1 Day to 30 - Perfectly Imperfect

So this is it - my last day in my 20s - I am relatively calm (besides the fact I lost a princess cut SCREW BACK diamond earring today - silently screaming and losing my mind over this - hoping it will reveal itself from its hiding place before I tear this house all the way a part looking for it) and at ease - no longer feeling apprehensive. 

What did I do today you might wonder. I had dinner with my immediate family at Plate in Suburban Square - it was ok, I would not go back - my drink sucked! Yes, that is important. LOL! And my food was not what I expected - I should have kept my Del Frisco's reservations - ah well, I tried all new things tonight and didn't love any of them.

My dinner date


As this blog series comes to a close, I feel a sense of relief. I now no longer HAVE to blog everyday (coming up with topics began to present a challenge) and I may give myself a break from it for awhile. Flirting w/ 30 is not coming to a close - I still have guest bloggers scheduled through February. 

THANK YOU for listening to me reflect and voice different issues I have encountered thus far in life - at times I felt so open and vulnerable, but this is a sharing zone, right?! With no judgment, correct?! These 30 to 30 blogs have provoked many conversations, laughs, and memories. I am even more excited to see what this next decade of life has in store for me with me living outside of my comfort zones and taking more risks i.e. opening myself  up to more progression with taking chances. 
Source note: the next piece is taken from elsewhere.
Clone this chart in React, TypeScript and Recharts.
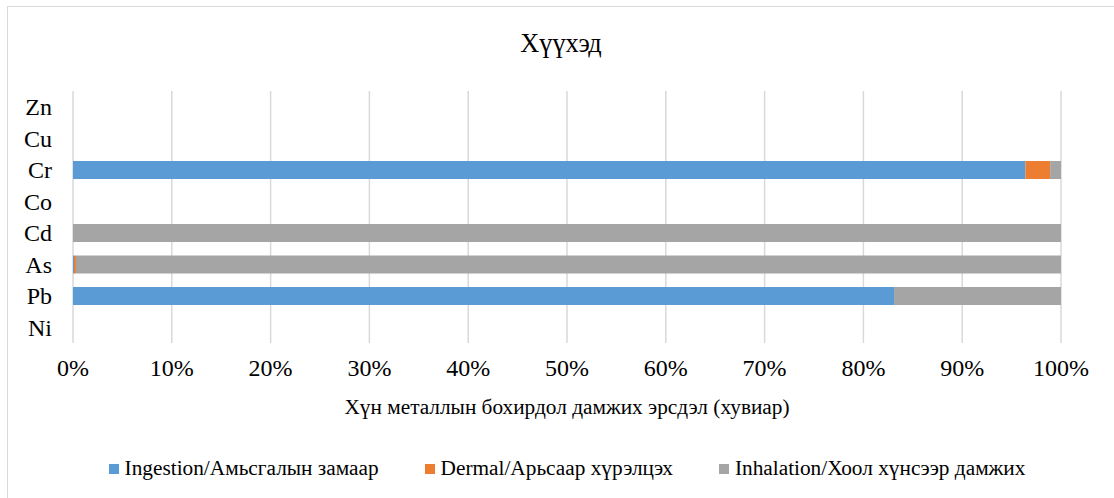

Yes, I may have had my perfect vision with where I should be in my life right now - but I have come to realize I am exactly where I should be - it's ok I am not a wife and mother  (YET) and I may not have my ideal career position (YET). What does matter is I am healthy and surrounded by people who genuinely care for me and are supportive. And at the end of the day that is all that matters. 

And I will close this blog series with this:
Don't wait for the perfect moment. Take the moment and make it perfect.